The payment problems aren’t the exchange’s only challenges, of course. At the end of February, Healthplanfinder had 15,000 “stuck” applications resulting from processing problems, missing information or issues involving tax returns.
The exchange said it has been making progress in resolving these cases and that, despite the flood of new applications before enrollment closed at the end of March, the number of stuck applications was down to 12,300 last week.
Another gauge of complaints comes from consumers who addressed their problems to the Office of the Insurance Commissioner (OIC). According to a report obtained by The Seattle Times, the OIC received 170 individual complaints between Jan. 1 and May 7, only about one-tenth of 1 percent of the more than 164,000 individuals enrolled in private health plans through the exchange.
Not surprisingly, most of the complaints were received in March and April, leading up to and just after the March 31 enrollment deadline.
A review of the complaints shows the majority of issues fell into one of two categories, and reflect the areas of concern specified in the AWHP letter.
In many cases, consumers reported their plans had been canceled or changed, but the consumers claim they didn’t make the change.
According to Michael Marchand, the exchange’s communications director, problems with the exchange’s software resulted in such changes, but he says those glitches have been fixed.

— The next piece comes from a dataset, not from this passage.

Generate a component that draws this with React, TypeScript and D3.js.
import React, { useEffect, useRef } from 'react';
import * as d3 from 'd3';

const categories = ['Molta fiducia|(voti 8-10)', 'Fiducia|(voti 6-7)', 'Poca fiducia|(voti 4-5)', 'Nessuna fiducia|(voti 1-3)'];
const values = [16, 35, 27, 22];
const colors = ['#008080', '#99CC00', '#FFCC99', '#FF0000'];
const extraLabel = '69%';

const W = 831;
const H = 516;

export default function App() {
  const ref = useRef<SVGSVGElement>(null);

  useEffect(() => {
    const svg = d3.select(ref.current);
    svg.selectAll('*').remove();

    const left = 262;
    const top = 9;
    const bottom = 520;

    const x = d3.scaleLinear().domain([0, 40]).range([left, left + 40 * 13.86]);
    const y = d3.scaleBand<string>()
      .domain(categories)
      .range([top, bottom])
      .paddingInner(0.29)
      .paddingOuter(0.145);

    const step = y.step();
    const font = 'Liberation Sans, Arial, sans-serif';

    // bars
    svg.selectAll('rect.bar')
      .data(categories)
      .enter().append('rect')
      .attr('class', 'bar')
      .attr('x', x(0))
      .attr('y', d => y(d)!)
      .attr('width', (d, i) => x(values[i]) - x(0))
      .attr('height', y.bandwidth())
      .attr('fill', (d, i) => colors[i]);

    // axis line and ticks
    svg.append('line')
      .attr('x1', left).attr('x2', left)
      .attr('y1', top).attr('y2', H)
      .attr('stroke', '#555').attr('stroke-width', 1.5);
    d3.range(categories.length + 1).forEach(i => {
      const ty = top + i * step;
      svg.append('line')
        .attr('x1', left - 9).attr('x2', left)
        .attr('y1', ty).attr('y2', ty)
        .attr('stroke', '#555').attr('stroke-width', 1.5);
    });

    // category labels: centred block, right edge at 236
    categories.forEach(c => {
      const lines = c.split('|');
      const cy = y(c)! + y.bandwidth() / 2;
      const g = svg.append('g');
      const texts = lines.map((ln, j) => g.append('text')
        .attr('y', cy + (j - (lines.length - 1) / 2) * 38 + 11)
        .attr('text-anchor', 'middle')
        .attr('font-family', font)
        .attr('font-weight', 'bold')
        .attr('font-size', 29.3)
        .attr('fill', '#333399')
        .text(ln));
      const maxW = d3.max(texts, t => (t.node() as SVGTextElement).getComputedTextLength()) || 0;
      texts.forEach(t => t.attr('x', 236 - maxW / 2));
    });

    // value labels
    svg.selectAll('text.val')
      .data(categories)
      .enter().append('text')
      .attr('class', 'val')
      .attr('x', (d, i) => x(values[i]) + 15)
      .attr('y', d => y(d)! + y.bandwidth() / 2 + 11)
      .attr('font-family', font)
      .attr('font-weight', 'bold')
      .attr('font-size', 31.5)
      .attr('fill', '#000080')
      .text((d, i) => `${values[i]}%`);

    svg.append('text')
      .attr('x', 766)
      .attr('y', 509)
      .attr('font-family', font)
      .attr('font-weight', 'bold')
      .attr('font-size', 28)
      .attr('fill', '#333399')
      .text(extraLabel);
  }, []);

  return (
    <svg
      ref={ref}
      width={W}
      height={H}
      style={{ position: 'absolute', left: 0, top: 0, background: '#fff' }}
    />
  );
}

In other cases, users may not have finished enrolling after making a change.
“If they didn’t finalize it, it would have canceled them out of that enrollment, even though to the user it would’ve appeared that they correctly enrolled,” Marchand said.

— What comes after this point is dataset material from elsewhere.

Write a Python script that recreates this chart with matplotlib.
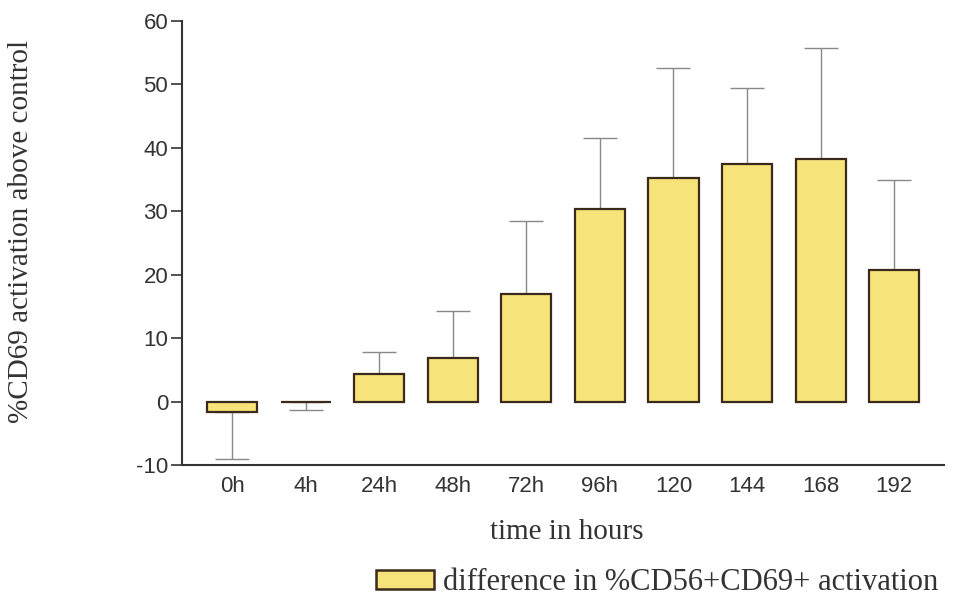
import matplotlib
matplotlib.use("Agg")
import matplotlib.pyplot as plt
from matplotlib.patches import Patch
from matplotlib.ticker import FixedLocator, FuncFormatter

# data
categories = ["0h", "4h", "24h", "48h", "72h", "96h", "120", "144", "168", "192"]
values = [-1.7, 0.0, 4.4, 6.9, 17.0, 30.3, 35.2, 37.5, 38.3, 20.8]
errors = [7.3, 1.4, 3.4, 7.4, 11.4, 11.2, 17.4, 12.0, 17.5, 14.2]

bar_fill = "#f6e47a"
bar_edge = "#3b2a1c"

fig = plt.figure(figsize=(9.6, 6.02), dpi=100)
ax = fig.add_axes([0.1896, 0.2276, 0.794, 0.7375])

x = range(len(categories))
ax.bar(x, values, width=0.68, color=bar_fill, edgecolor=bar_edge, linewidth=1.6, zorder=2)

# one-sided error bars, pointing away from zero (zero bar points down)
lower = [e if v <= 0 else 0 for v, e in zip(values, errors)]
upper = [e if v > 0 else 0 for v, e in zip(values, errors)]
ax.errorbar(x, values, yerr=[lower, upper], fmt="none", ecolor="#888888",
            elinewidth=1.0, capsize=12, capthick=1.0, zorder=1)

ax.set_xlim(-0.68, 9.68)
ax.set_ylim(-10, 60)
ax.yaxis.set_major_locator(FixedLocator([-10, 0, 10, 20, 30, 40, 50, 60]))
ax.yaxis.set_major_formatter(FuncFormatter(lambda v, p: f"{int(v)}"))
ax.set_xticks(list(x))
ax.set_xticklabels(categories)

for s in ["top", "right"]:
    ax.spines[s].set_visible(False)
for s in ["left", "bottom"]:
    ax.spines[s].set_color("#333333")
    ax.spines[s].set_linewidth(1.5)

ax.tick_params(axis="y", length=8, width=1.2, color="#333333", labelsize=16,
               labelcolor="#333333", pad=2)
ax.tick_params(axis="x", length=0, labelsize=16, labelcolor="#333333", pad=8)
for lab in ax.get_xticklabels() + ax.get_yticklabels():
    lab.set_family("Liberation Sans")

fig.text(0.59, 0.116, "time in hours", family="Liberation Serif", fontsize=21,
         color="#333333", ha="center", va="center")
fig.text(0.022, 0.615, "%CD69 activation above control", family="Liberation Serif",
         fontsize=21, color="#333333", rotation=90, ha="center", va="center")

handle = Patch(facecolor=bar_fill, edgecolor=bar_edge, linewidth=1.8)
fig.legend([handle], ["difference in %CD56+CD69+ activation"], loc="lower right",
           bbox_to_anchor=(1.006, -0.038), frameon=False,
           prop={"family": "Liberation Serif", "size": 22},
           handlelength=1.9, handleheight=0.55, handletextpad=0.3, labelcolor="#333333")

fig.savefig("out.png", dpi=100, facecolor="white")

Also, some users whose income level placed them close to Medicaid eligibility may have been moved into or out of that program. According to Marchand, on April 1 the federal qualifications for Medicaid changed, so some people previously Medicaid-eligible became eligible instead for an exchange plan with a tax credit.
The most common complaint came from consumers whose insurers tell them they haven’t received payments from the exchange.

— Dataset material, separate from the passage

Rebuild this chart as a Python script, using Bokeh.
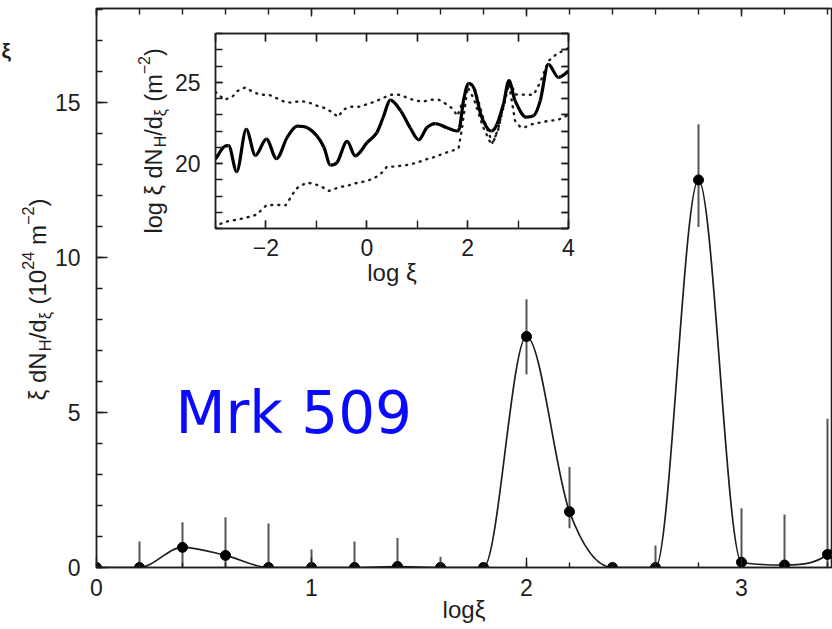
import numpy as np
from bokeh.plotting import figure
from bokeh.models import Range1d, SingleIntervalTicker, LinearAxis, Label, CustomJSTickFormatter
from bokeh.embed import file_html
from bokeh.resources import INLINE

FONT = "Liberation Sans"
INK = "#1e1e1e"

# ---------------- main panel data ----------------
log_xi = [0.0, 0.2, 0.4, 0.6, 0.8, 1.0, 1.2, 1.4, 1.6, 1.8, 2.0, 2.2, 2.4, 2.6, 2.8, 3.0, 3.2, 3.4, 3.6]
xi_dNH = [0.0, 0.0, 0.65, 0.39, 0.0, 0.0, 0.0, 0.03, 0.0, 0.0, 7.45, 1.8, 0.0, 0.0, 12.5, 0.17, 0.08, 0.42, 6.0]
err_low = [0, 0, 0, 0, 0, 0, 0, 0, 0, 0, 6.23, 1.27, 0, 0, 10.98, 0, 0, 0, 3.0]
err_high = [0, 0.84, 1.46, 1.62, 1.42, 0.58, 0.84, 0.95, 0.35, 0, 8.65, 3.24, 0, 0.71, 14.3, 1.91, 1.71, 4.8, 9.0]

# ---------------- inset data ----------------
solid_x = [-3.0, -2.83, -2.74, -2.58, -2.39, -2.21, -1.99, -1.79, -1.58, -1.38, -1.18, -0.99, -0.85,
           -0.72, -0.59, -0.39, -0.23, 0.01, 0.2, 0.32, 0.47, 0.67, 0.86, 1.03, 1.19, 1.36, 1.59, 1.79,
           1.84, 1.92, 2.02, 2.13, 2.28, 2.47, 2.58, 2.71, 2.82, 2.94, 3.16, 3.31, 3.44, 3.6, 3.8, 4.0]
solid_y = [20.27, 21.03, 21.1, 19.5, 22.1, 20.5, 21.5, 20.3, 21.6, 22.3, 22.2, 21.7, 21.0,
           19.9, 20.06, 21.36, 20.47, 21.3, 21.9, 22.8, 23.9, 23.25, 22.2, 21.46, 22.2, 22.46, 22.2, 22.0,
           22.2, 23.9, 24.94, 24.6, 22.84, 22.0, 22.4, 23.66, 25.1, 23.87, 22.85, 22.94, 23.87, 26.1, 25.3, 25.68]
upper_x = [-3.0, -2.82, -2.67, -2.56, -2.41, -2.27, -2.12, -1.94, -1.79, -1.65, -1.5, -1.33, -1.17, -1.0,
           -0.85, -0.71, -0.57, -0.46, -0.32, -0.16, 0.01, 0.17, 0.47, 0.63, 0.8, 0.93, 1.1, 1.26, 1.43,
           1.56, 1.69, 1.8, 1.92, 2.02, 2.15, 2.3, 2.45, 2.52, 2.62, 2.75, 2.83, 2.95, 3.15, 3.31, 3.44,
           3.6, 3.77, 3.97, 4.0]
upper_y = [24.4, 23.92, 24.1, 24.47, 24.68, 24.43, 24.23, 24.23, 24.02, 23.82, 23.74, 23.84, 23.78, 23.57,
           23.43, 23.2, 22.87, 23.32, 23.49, 23.49, 23.65, 23.82, 24.23, 24.23, 24.06, 23.9, 23.8, 23.92, 23.92,
           23.69, 23.4, 22.93, 24.0, 25.0, 24.5, 22.9, 21.6, 21.4, 22.3, 24.2, 25.1, 24.25, 24.23, 24.23, 25.0,
           26.3, 26.75, 27.06, 27.1]
lower_x = [-3.0, -2.93, -2.74, -2.54, -2.34, -2.17, -2.08, -1.98, -1.81, -1.61, -1.51, -1.41, -1.32, -1.18,
           -1.02, -0.89, -0.75, -0.66, -0.52, -0.39, -0.26, -0.13, 0.04, 0.17, 0.3, 0.4, 0.53, 0.67, 0.83,
           1.0, 1.19, 1.36, 1.52, 1.69, 1.82, 1.88, 2.0, 2.12, 2.3, 2.47, 2.6, 2.75, 2.82, 2.94, 3.04, 3.11,
           3.28, 3.44, 3.61, 3.78, 3.94, 4.0]
lower_y = [16.0, 16.26, 16.46, 16.56, 16.71, 16.87, 17.18, 17.45, 17.45, 17.43, 17.9, 18.42, 18.62, 18.83,
           18.72, 18.56, 18.31, 18.42, 18.56, 18.62, 18.77, 18.83, 18.97, 19.14, 19.44, 19.81, 19.81, 19.86, 19.92,
           20.06, 20.27, 20.41, 20.62, 20.78, 20.93, 22.0, 24.7, 24.0, 22.3, 21.15, 22.0, 24.0, 24.9, 22.63, 22.26, 22.2,
           22.42, 22.52, 22.63, 22.67, 22.9, 23.0]


def smooth_segments(xv, yv):
    """Monotone (Fritsch-Carlson) cubic Hermite tangents -> Bezier control points."""
    x = np.asarray(xv, float)
    y = np.asarray(yv, float)
    h = np.diff(x)
    d = np.diff(y) / h
    m = np.zeros_like(y)
    m[0], m[-1] = d[0], d[-1]
    for i in range(1, len(y) - 1):
        if d[i - 1] * d[i] > 0:
            m[i] = (y[i + 1] - y[i - 1]) / (x[i + 1] - x[i - 1])
    for k in range(len(d)):
        if d[k] == 0:
            m[k] = 0.0
            m[k + 1] = 0.0
        else:
            a, b = m[k] / d[k], m[k + 1] / d[k]
            s = a * a + b * b
            if s > 9:
                t = 3 / np.sqrt(s)
                m[k], m[k + 1] = t * a * d[k], t * b * d[k]
    return dict(x0=x[:-1], y0=y[:-1], x1=x[1:], y1=y[1:],
                cx0=x[:-1] + h / 3, cy0=y[:-1] + m[:-1] * h / 3,
                cx1=x[1:] - h / 3, cy1=y[1:] - m[1:] * h / 3)


def style_axis(ax, major_in, minor_in, size="23px", standoff=10, show=True):
    ax.major_tick_in = major_in
    ax.major_tick_out = 0
    ax.minor_tick_in = minor_in
    ax.minor_tick_out = 0
    for attr in ("axis_line", "major_tick_line", "minor_tick_line"):
        setattr(ax, attr + "_color", INK)
        setattr(ax, attr + "_width", 1.4)
    ax.major_label_text_font = FONT
    ax.major_label_text_color = INK
    ax.major_label_standoff = standoff
    if show:
        ax.major_label_text_font_size = size
    else:
        ax.formatter = CustomJSTickFormatter(code="return ''")
        ax.major_label_text_font_size = "0px"
        ax.major_label_standoff = 0


W = {' ': 0.278, '(': 0.333, ')': 0.333, 'd': 0.556, 'N': 0.722, 'H': 0.722, '/': 0.278, 'm': 0.833,
     'l': 0.222, 'o': 0.556, 'g': 0.556, '\u2212': 0.584, '\u03be': 0.5}


def text_width(s, size):
    return sum(W.get(c, 0.556) for c in s) * size


def rotated_label(fig, pieces, x_base, y_start, size):
    """Rotated (reading upward) title made of normal / subscript / superscript pieces."""
    y = y_start
    for txt, kind in pieces:
        sz = size if kind == "n" else size * 0.68
        lead = len(txt) - len(txt.lstrip(" "))
        y += text_width(" " * lead, sz)
        txt = txt.lstrip(" ")
        dx = 0 if kind == "n" else (size * 0.30 if kind == "sub" else -size * 0.40)
        fig.add_layout(Label(x=x_base + dx, y=y, x_units="screen", y_units="screen", text=txt,
                             angle=90, angle_units="deg", text_font=FONT, text_font_size=f"{sz:.1f}px",
                             text_color=INK, text_align="left", text_baseline="alphabetic"))
        y += text_width(txt, sz)


# ---------------- main figure ----------------
p = figure(width=832, height=629, x_range=Range1d(0, 3.4186), y_range=Range1d(0, 18.03),
           output_backend="svg", toolbar_location=None,
           min_border_left=96, min_border_right=1, min_border_top=8, min_border_bottom=62)
p.background_fill_color = "white"
p.border_fill_color = "white"
p.outline_line_color = INK
p.outline_line_width = 1.5
p.xgrid.visible = False
p.ygrid.visible = False

p.xaxis.ticker = SingleIntervalTicker(interval=1, num_minor_ticks=5)
p.yaxis.ticker = SingleIntervalTicker(interval=5, num_minor_ticks=5)
style_axis(p.xaxis[0], 10, 5, standoff=11)
style_axis(p.yaxis[0], 11, 6, standoff=16)
p.xaxis.axis_label = "log\u03be"
p.xaxis.axis_label_text_font = FONT
p.xaxis.axis_label_text_font_size = "24px"
p.xaxis.axis_label_text_font_style = "normal"
p.xaxis.axis_label_text_color = INK
p.xaxis.axis_label_standoff = -3

top_ax = LinearAxis(ticker=SingleIntervalTicker(interval=1, num_minor_ticks=5))
style_axis(top_ax, 8, 6, show=False)
p.add_layout(top_ax, "above")

p.bezier(line_color=INK, line_width=1.7, **smooth_segments(log_xi, xi_dNH))
p.segment(x0=log_xi, y0=err_low, x1=log_xi, y1=err_high, line_color="#555555", line_width=2)
p.scatter(log_xi, xi_dNH, size=10, color="black")

p.add_layout(Label(x=0.367, y=4.97, text="Mrk 509", text_font="DejaVu Sans", text_font_size="58px",
                   text_color="#0a0aff", text_align="left", text_baseline="alphabetic"))

# inset's y-axis title (sits inside the main frame, left of the inset)
rotated_label(p, [("log \u03be dN", "n"), ("H", "sub"), ("/d", "n"), ("\u03be", "sub"), (" (m", "n"),
                  ("\u22122", "sup"), (")", "n")],
              x_base=57, y_start=334, size=23.5)

# ---------------- left strip for the main y-axis title ----------------
side = figure(width=60, height=629, x_range=Range1d(0, 60), y_range=Range1d(0, 629),
              output_backend="svg", toolbar_location=None, min_border=0,
              x_axis_location=None, y_axis_location=None)
side.outline_line_color = None
side.background_fill_color = None
side.border_fill_color = None
side.xgrid.visible = False
side.ygrid.visible = False
rotated_label(side, [("\u03be dN", "n"), ("H", "sub"), ("/d", "n"), ("\u03be", "sub"), (" (10", "n"),
                     ("24", "sup"), (" m", "n"), ("\u22122", "sup"), (")", "n")],
              x_base=37, y_start=229, size=24)
side.add_layout(Label(x=1, y=568, x_units="screen", y_units="screen", text="\u03be", text_font=FONT,
                      text_font_size="21px", text_font_style="bold", text_color=INK))

# ---------------- inset figure ----------------
ins = figure(width=425, height=273, x_range=Range1d(-3, 4), y_range=Range1d(16, 28),
             output_backend="svg", toolbar_location=None,
             min_border_left=60, min_border_right=12, min_border_top=8, min_border_bottom=70)
ins.background_fill_color = "white"
ins.border_fill_color = None
ins.outline_line_color = INK
ins.outline_line_width = 1.5
ins.xgrid.visible = False
ins.ygrid.visible = False
ins.xaxis.ticker = SingleIntervalTicker(interval=2, num_minor_ticks=2)
ins.yaxis.ticker = SingleIntervalTicker(interval=5, num_minor_ticks=5)
style_axis(ins.xaxis[0], 8, 8, standoff=10)
style_axis(ins.yaxis[0], 7, 7, standoff=15)
ins.xaxis.major_label_overrides = {-2: "\u22122", 0: "0", 2: "2", 4: "4"}
ins.xaxis.axis_label = "log \u03be"
ins.xaxis.axis_label_text_font = FONT
ins.xaxis.axis_label_text_font_size = "24px"
ins.xaxis.axis_label_text_font_style = "normal"
ins.xaxis.axis_label_text_color = INK
ins.xaxis.axis_label_standoff = 0

ins_top = LinearAxis(ticker=SingleIntervalTicker(interval=1, num_minor_ticks=1))
style_axis(ins_top, 8, 8, show=False)
ins.add_layout(ins_top, "above")
ins_right = LinearAxis(ticker=SingleIntervalTicker(interval=1, num_minor_ticks=1))
style_axis(ins_right, 7, 7, show=False)
ins.add_layout(ins_right, "right")

ins.line(upper_x, upper_y, line_color=INK, line_width=2.4, line_dash="1 6", line_cap="round")
ins.line(lower_x, lower_y, line_color=INK, line_width=2.4, line_dash="1 6", line_cap="round")
ins.bezier(line_color="black", line_width=3.2, **smooth_segments(solid_x, solid_y))

template = """
{% block contents %}
<div style="position:relative;width:832px;height:629px;overflow:hidden;background:white;">
  <div style="position:absolute;left:0px;top:0px;">{{ embed(roots[0]) }}</div>
  <div style="position:absolute;left:155px;top:25px;">{{ embed(roots[1]) }}</div>
  <div style="position:absolute;left:0px;top:0px;">{{ embed(roots[2]) }}</div>
</div>
{% endblock %}
"""

open("out.html", "w").write(file_html([p, ins, side], INLINE, template=template))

Marchand acknowledges that in the first months after the exchange launched there were glitches in processing payments. But he said record-processing has improved since then.
Insurers aren’t totally convinced. AWHP’s Zvara said the exchange has told insurers that a number of system fixes have been implemented. “We have, however, not yet seen meaningful improvement to date,” Zvara wrote in the May 21 letter to the exchange.
Said Marchand: “I have to admit we are as frustrated as consumers are. We’re doing all this for the first time. And in our view, if one person is having an issue with their plan being changed or canceled that’s one person too many.”
Patrick Marshall is a freelance technology writer in Seattle. This story was produced through a partnership with Kaiser Health News, an editorially independent part of the Kaiser Family Foundation.